I think the defining line between the prosperity gospel and the gospel
is: The prosperity gospel sells things but the gospel sells Jesus. The
prosperity gospel uses Jesus to get things but the gospel makes you
fall in love with Jesus so you desire the same things as he.

I say these things because I am waiting to hear back from a job I
interviewed at in my industry. I would consider it the ideal job for
me and I really want the job, but I also want to make sure my heart is
in the right place for wanting the job so I've been doing a lot of
introspection. I came to the realization that there is something
terribly wrong with my thinking pattern. How have I been led to think
that I should be most unhappy? That I am most glorifying to God when I
suffer and am miserable? How could I be led to believe I was being so
selfish and unholy for desiring to do that which I was created to do?

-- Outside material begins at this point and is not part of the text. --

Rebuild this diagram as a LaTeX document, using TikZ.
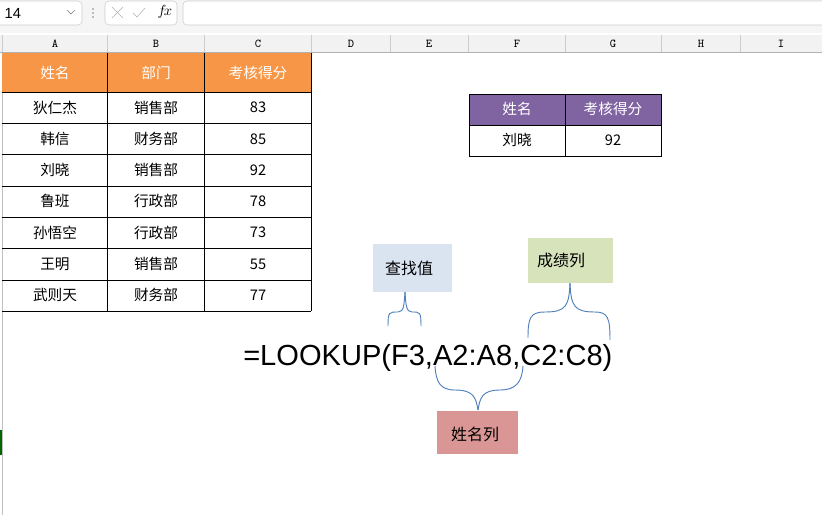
\documentclass[tikz,border=0pt]{standalone}
\usepackage{fontspec}
\setmainfont{Liberation Sans}
\newfontfamily\cjk{Noto Sans CJK SC}
\begin{document}
\begin{tikzpicture}[x=0.75pt,y=-0.75pt,
  cell/.style={font=\cjk\fontsize{11}{13}\selectfont},
  hcell/.style={font=\cjk\fontsize{11}{13}\selectfont,text=white},
  colh/.style={font=\fontsize{9}{11}\selectfont\ttfamily},
  brace/.style={draw={rgb,255:red,79;green,129;blue,189},line width=0.7pt},
  callout/.style={font=\cjk\fontsize{12}{14}\selectfont,inner sep=0pt}]
\useasboundingbox (0,0) rectangle (822,515);
\fill[white] (0,0) rectangle (822,515);
% formula bar
\fill[gray!8] (0,0) rectangle (822,33);
\draw[gray!40,rounded corners=3pt,fill=white] (-5,1) rectangle (82,25);
\node[anchor=west,font=\fontsize{11}{13}\selectfont] (namebox) at (0,13) {14};
\draw[gray] (67,10) -- (71,14) -- (75,10);
\foreach \yy in {9,13,17}{\fill[gray] (93,\yy) circle (0.9);}
\draw[gray!40,rounded corners=3pt,fill=white] (105,1) rectangle (177,25);
\draw[gray!60] (112,7) -- (123,18) (112,18) -- (123,7);
\draw[gray!60] (133,13) -- (137,17) -- (145,8);
\node[font=\itshape\fontsize{11}{13}\selectfont] (fx) at (165,12) {$f\!x$};
\draw[gray!40,rounded corners=3pt,fill=white] (183,1) rectangle (830,25);
% column header
\fill[gray!10] (0,35) rectangle (822,52);
\draw[gray!60] (0,52) -- (822,52);
\foreach \x in {2,107,204,311,390,468,565,661,740}{\draw[gray!40] (\x,35) -- (\x,52);}
\foreach \l/\x in {A/55,B/156,C/258,D/351,E/429,F/517,G/613,H/701,I/781}{\node[colh] (col\l) at (\x,44) {\l};}
% left row header line
\draw[gray!50] (2,52) -- (2,515);
\fill[green!40!black] (0,430) rectangle (2,455);
% main table
\definecolor{org}{HTML}{F79646}
\fill[org] (2,53) rectangle (311,92);
\foreach \y in {92,123,154,186,217,248,280,311}{\draw[black,line width=0.6pt] (2,\y) -- (311,\y);}
\foreach \x in {107,204,311}{\draw[black,line width=0.6pt] (\x,53) -- (\x,311);}
\node[hcell] (h1) at (55,73) {姓名};
\node[hcell] (h2) at (156,73) {部门};
\node[hcell] (h3) at (258,73) {考核得分};
\foreach \n/\d/\s [count=\i] in {狄仁杰/销售部/83,韩信/财务部/85,刘晓/销售部/92,鲁班/行政部/78,孙悟空/行政部/73,王明/销售部/55,武则天/财务部/77}{
  \pgfmathsetmacro\yy{92+31.3*(\i-1)+15.5}
  \node[cell] (n\i) at (55,\yy) {\n};
  \node[cell] (d\i) at (156,\yy) {\d};
  \node[cell] (s\i) at (258,\yy) {\s};
}
% right table
\definecolor{purp}{HTML}{8064A2}
\fill[purp] (469,94) rectangle (661,125);
\draw[black,line width=0.6pt] (469,94) rectangle (661,156) (469,125) -- (661,125) (565,94) -- (565,156);
\node[hcell] (rh1) at (517,109) {姓名};
\node[hcell] (rh2) at (613,109) {考核得分};
\node[cell] (rv1) at (517,140) {刘晓};
\node[cell] (rv2) at (613,140) {92};
% callouts
\definecolor{cb}{HTML}{DAE3F0}\definecolor{cg}{HTML}{D7E3BB}\definecolor{cr}{HTML}{DA9694}
\fill[cb] (373,244) rectangle (452,292);
\node[callout] (c1) at (409,268) {查找值};
\fill[cg] (528,238) rectangle (613,283);
\node[callout] (c2) at (561,260) {成绩列};
\fill[cr] (437,411) rectangle (518,454);
\node[callout] (c3) at (475,434) {姓名列};
% formula
\node[anchor=base west,inner sep=0pt,font=\fontsize{21.8}{26}\selectfont] (f) at (243,365) {=LOOKUP(F3,A2:A8,C2:C8)};
% braces
\draw[brace] (388,326) .. controls (388,312) and (389,312) .. (398,312) .. controls (404,312) and (404,305) .. (405,292);
\draw[brace] (405,292) .. controls (406,305) and (406,312) .. (412,312) .. controls (420,312) and (421,312) .. (421,326);
\draw[brace] (528,338) .. controls (528,318) and (530,312) .. (545,312) .. controls (566,312) and (569,306) .. (570,283);
\draw[brace] (570,283) .. controls (571,306) and (574,312) .. (595,312) .. controls (608,312) and (610,318) .. (610,340);
\draw[brace] (435,366) .. controls (436,382) and (440,390) .. (455,390) .. controls (474,390) and (476,398) .. (478,410);
\draw[brace] (478,410) .. controls (480,398) and (482,390) .. (500,390) .. controls (516,390) and (522,382) .. (523,366);
\end{tikzpicture}
\end{document}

When I am a child of God, how can I possibly think there is something
wrong when good things are happening to me? How honoring is it to God
when he is pouring out blessings on your life to say, "No thanks, I
don't deserve it." ? This is bondage! I came to the realization that:
If I am so in love with Christ, then shouldn't these desires also be
his?

I know where I stand with my relationship with Christ. Always at the
center of my heart is my desire to follow Jesus. At the same time,
desiring a satisfying job where I feel I am in my element is not
putting God second. I think it is more glorifying to God to use the
talents he has given me to be a minister of the Word. Please, pray for
me. Pray that I may know what it means to inherit the Kingdom of
Heaven on this earth. Pray also that the decision to hire me will
ultimately be His decision and that if I am placed there, that many
will be blessed through me. Thanks guys.